The deal values BGZ at 1.2 times net assets, a discount to the average 2.0 ratio among other Polish banks. BGZ's return on equity, a standard efficiency measure for lenders, stands at 5.2 percent, or less than half the market average.

Poland's banking sector is undergoing a period of change as some European banks, still saddled with problems from the financial crisis, sell Polish businesses to boost their overall capital positions.

Rabobank had said in June it was looking at strategic options for BGZ given the expected consolidation in Poland's financial sector, a trend which implied it would have to itself make acquisitions to avoid being squeezed by increasingly powerful rivals.

Rabobank, which lost its triple-A credit rating from Standard & Poor's in 2011, is focusing on its core banking business and sold off its fund management and private banking units in order to raise funds and shore up capital.

It has also lately been hit by a $1 billion fine for its part in the Libor interest-rate rigging scandal.

The Dutch bank made no comment beyond saying it was a priority to find a partner for BGZ.

"It was very important for Rabobank to find a respectable partner who can further develop Bank BGZ's ambitions," said Berry Marttin, a member of Rabobank's executive board.

By contrast, some stronger banks are looking to add assets in Poland, a market of 38 million people whose economy has outperformed the euro zone during the crisis. Poland's gross domestic product growth accelerated to 1.9 percent in the third quarter from 0.8 percent in the previous three months.

The Polish bank sector's appeal is enhanced by its banks having escaped the bad debt problems still dogging many of their western European counterparts.

BNP's proposed acquisition of BGZ, whose shares jumped 8 percent on the deal, is its second attempt to buy an increased chunk of the Polish market after it lost out to Spain's Banco Santander in a bidding war for Bank Zachodni .

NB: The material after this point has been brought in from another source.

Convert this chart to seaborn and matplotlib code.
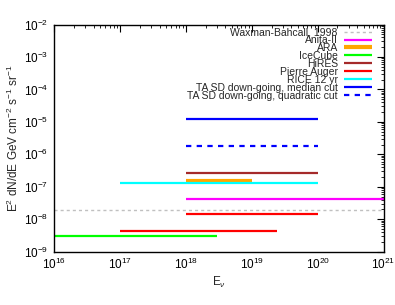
import matplotlib
matplotlib.use("Agg")
import matplotlib.pyplot as plt
import matplotlib.ticker as mticker
import seaborn as sns
import pandas as pd

# ---- data ----
labels = ["Waxman-Bahcall, 1998", "Anita-II", "ARA", "IceCube", "HiRES",
          "Pierre Auger", "Pierre Auger", "RICE 12 yr",
          "TA SD down-going, median cut", "TA SD down-going, quadratic cut"]
e_low = [1e16, 1e18, 1e18, 1e16, 1e18, 1e18, 1e17, 1e17, 1e18, 1e18]
e_high = [1e21, 1e21, 1e19, 3e18, 1e20, 1e20, 2.4e19, 1e20, 1e20, 1e20]
flux = [1.95e-8, 4.1e-8, 1.5e-7, 3.0e-9, 2.6e-7, 1.4e-8, 4.4e-9, 1.3e-7, 1.2e-5, 1.85e-6]

colors = ["#c0c0c0", "#ff00ff", "#ffa500", "#00ff00", "#a52a2a",
          "#ff0000", "#ff0000", "#00ffff", "#0000ff", "#0000ff"]
widths = [1.0, 1.6, 3.0, 1.6, 1.6, 1.6, 1.6, 1.6, 1.6, 1.6]
dashes = [(2.2, 2.2), None, None, None, None, None, None, None, None, (2.4, 2.4)]

sns.set_theme(style="white")
plt.rcParams["font.family"] = ["Liberation Sans", "DejaVu Sans"]
plt.rcParams["mathtext.fontset"] = "custom"
plt.rcParams["mathtext.rm"] = "Liberation Sans"
plt.rcParams["mathtext.it"] = "Liberation Sans:italic"
plt.rcParams["mathtext.bf"] = "Liberation Sans:bold"

fig = plt.figure(figsize=(3.95, 3.05), dpi=100)
ax = fig.add_axes([54 / 395, 1 - 251.7 / 305, (383.5 - 54) / 395, (251.7 - 24.5) / 305])

seen = set()
for i, lab in enumerate(labels):
    df = pd.DataFrame({"E": [e_low[i], e_high[i]], "F": [flux[i], flux[i]]})
    kw = dict(color=colors[i], linewidth=widths[i])
    if lab in seen:
        kw["label"] = "_nolegend_"
    else:
        kw["label"] = lab
        seen.add(lab)
    sns.lineplot(data=df, x="E", y="F", ax=ax, estimator=None, sort=False, **kw)
    l = ax.get_lines()[-1]
    if dashes[i] is not None:
        l.set_dashes(dashes[i])
    l.set_solid_capstyle("butt")
    l.set_dash_capstyle("butt")

ax.set_xscale("log")
ax.set_yscale("log")
ax.set_xlim(1e16, 1e21)
ax.set_ylim(1e-9, 1e-2)
ax.xaxis.set_major_locator(mticker.LogLocator(base=10, numticks=20))
ax.yaxis.set_major_locator(mticker.LogLocator(base=10, numticks=20))
ax.xaxis.set_minor_locator(mticker.LogLocator(base=10, subs=range(2, 10), numticks=100))
ax.yaxis.set_minor_locator(mticker.LogLocator(base=10, subs=range(2, 10), numticks=100))
ax.yaxis.set_minor_formatter(mticker.NullFormatter())
ax.xaxis.set_minor_formatter(mticker.NullFormatter())
ax.tick_params(which="both", direction="in", top=True, right=True, colors="black",
               labelsize=8.5, pad=4)
ax.tick_params(which="major", length=5, width=0.8)
ax.tick_params(which="minor", length=2.5, width=0.6)
for s in ax.spines.values():
    s.set_color("black")
    s.set_linewidth(1.0)

ax.set_xlabel(r"E$_\nu$", fontsize=8.5, labelpad=1.5)
ax.set_ylabel(r"E$^2$ dN/dE GeV cm$^{-2}$ s$^{-1}$ sr$^{-1}$", fontsize=8.5, labelpad=2)

leg = ax.legend(loc="upper right", markerfirst=False, frameon=False, fontsize=7.5,
                handlelength=2.7, handletextpad=0.6, labelspacing=-0.2,
                borderaxespad=0.3, borderpad=0.4,
                bbox_to_anchor=(1 - 4 / 329.5, 1 + 4.5 / 227.2))
try:
    leg._legend_box._children[-1]._children[0].align = "right"
except Exception:
    pass

fig.savefig("out.png", dpi=100)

Rabobank had not officially put its Polish unit up for sale, though market sources had told Reuters buyers were being sought. Besides BNP, Italy's UniCredit and Santander had also expressed interest in the unit.

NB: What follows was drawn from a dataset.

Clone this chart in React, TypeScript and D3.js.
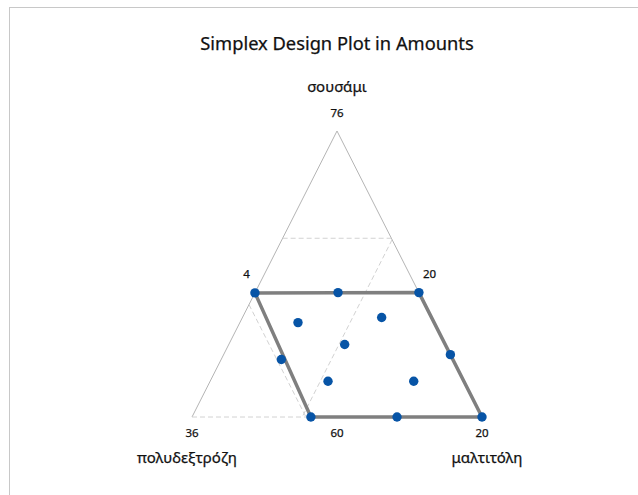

BNP, which would buy 98.5 percent of BGZ, has said it is looking to expand into faster-growing markets and buying BGZ could yield benefits from integrating it with the group's existing Polish business .

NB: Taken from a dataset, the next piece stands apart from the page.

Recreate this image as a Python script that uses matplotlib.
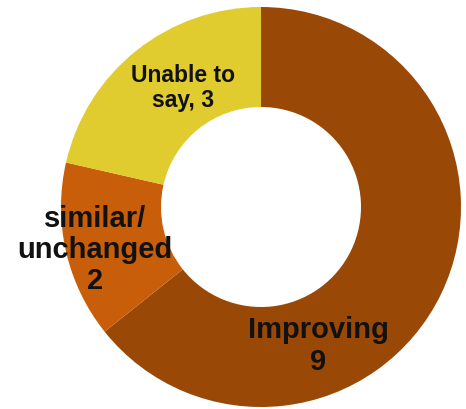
import matplotlib
matplotlib.use("Agg")
import matplotlib.pyplot as plt

# data
labels = ["Improving", "similar/\nunchanged", "Unable to\nsay"]
values = [9, 2, 3]
colors = ["#994806", "#C85E0A", "#E1CC30"]

plt.rcParams['font.family'] = ['Liberation Sans', 'DejaVu Sans']

fig = plt.figure(figsize=(4.66, 4.10), dpi=100)
ax = fig.add_axes([0, 0, 1, 1])

# donut, clockwise from the top
ax.pie(values, colors=colors, startangle=90, counterclock=False,
       radius=1.0, center=(0, 0),
       wedgeprops=dict(width=0.5, edgecolor="none"))

# labels placed by hand to match the picture
ax.text(-0.39, 0.60, "%s, %d" % (labels[2], values[2]), ha="center", va="center",
        fontsize=16.5, fontweight="bold", color="#111111", linespacing=1.15)
ax.text(-0.83, -0.21, "%s\n%d" % (labels[1], values[1]), ha="center", va="center",
        fontsize=21, fontweight="bold", color="#111111", linespacing=1.15)
ax.text(0.285, -0.69, "%s\n%d" % (labels[0], values[0]), ha="center", va="center",
        fontsize=21, fontweight="bold", color="#111111", linespacing=1.15)

# center at pixel (261, 208), radius 200 px
ax.set_xlim(-261 / 200, (466 - 261) / 200)
ax.set_ylim(-(410 - 208) / 200, 208 / 200)
ax.set_aspect("equal")
ax.axis("off")

fig.savefig("out.png", dpi=100)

The companies did not give a price per share for the deal but the total offered amount implies BNP would be paying 82.5 zlotys per BGZ share, or around 13 percent more than Rabobank paid last year when it bought a stake from the state.

BGZ shares were changing hands at around 76.80 zlotys by 1104 GMT, a near 7 percent discount to the value of the offer and implying some concerns it may not go through.

The deal is BNP Paribas' first cross-border acquisition since its 2008 takeover of Benelux crisis victim Fortis. The French bank has beefed up its balance-sheet strength since then and restructured itself.

Bankers and analysts say BNP is now the most robust of the French banks and is able to make more acquisitions. It has the largest capital cushion of the three main French lenders, measured under tough new global capital rules, and analysts at Morgan Stanley expect the bank to hike its dividend in the next few years.

BNP had a core Tier 1 ratio of 10.8 percent at the end of the third quarter, compared with 9.9 percent at SocGen and 10.5 percent at Credit Agricole.

But analysts also say it is unlikely to make a significant purchase of a leading European bank, instead focusing on medium-scale "bolt on" acquisitions, and the deal for BGZ was in line with that pattern.

"The acquisition of Bank BGZ constitutes a major step towards attaining a critical size in Poland," BNP Paribas CEO Jean-Laurent Bonnafe said in a statement.

Kamil Stolarski, an analyst with Espirito Santo, said the acquisition would still only give BNP Paribas 4.3 percent of the Polish market by assets. "As it is still not a significant share I would expect them to try to buy more banks," he said.

In another recent deal, Poland's top lender PKO bought the Polish units of Sweden's Nordea for 694 million euros ($941 million) in June.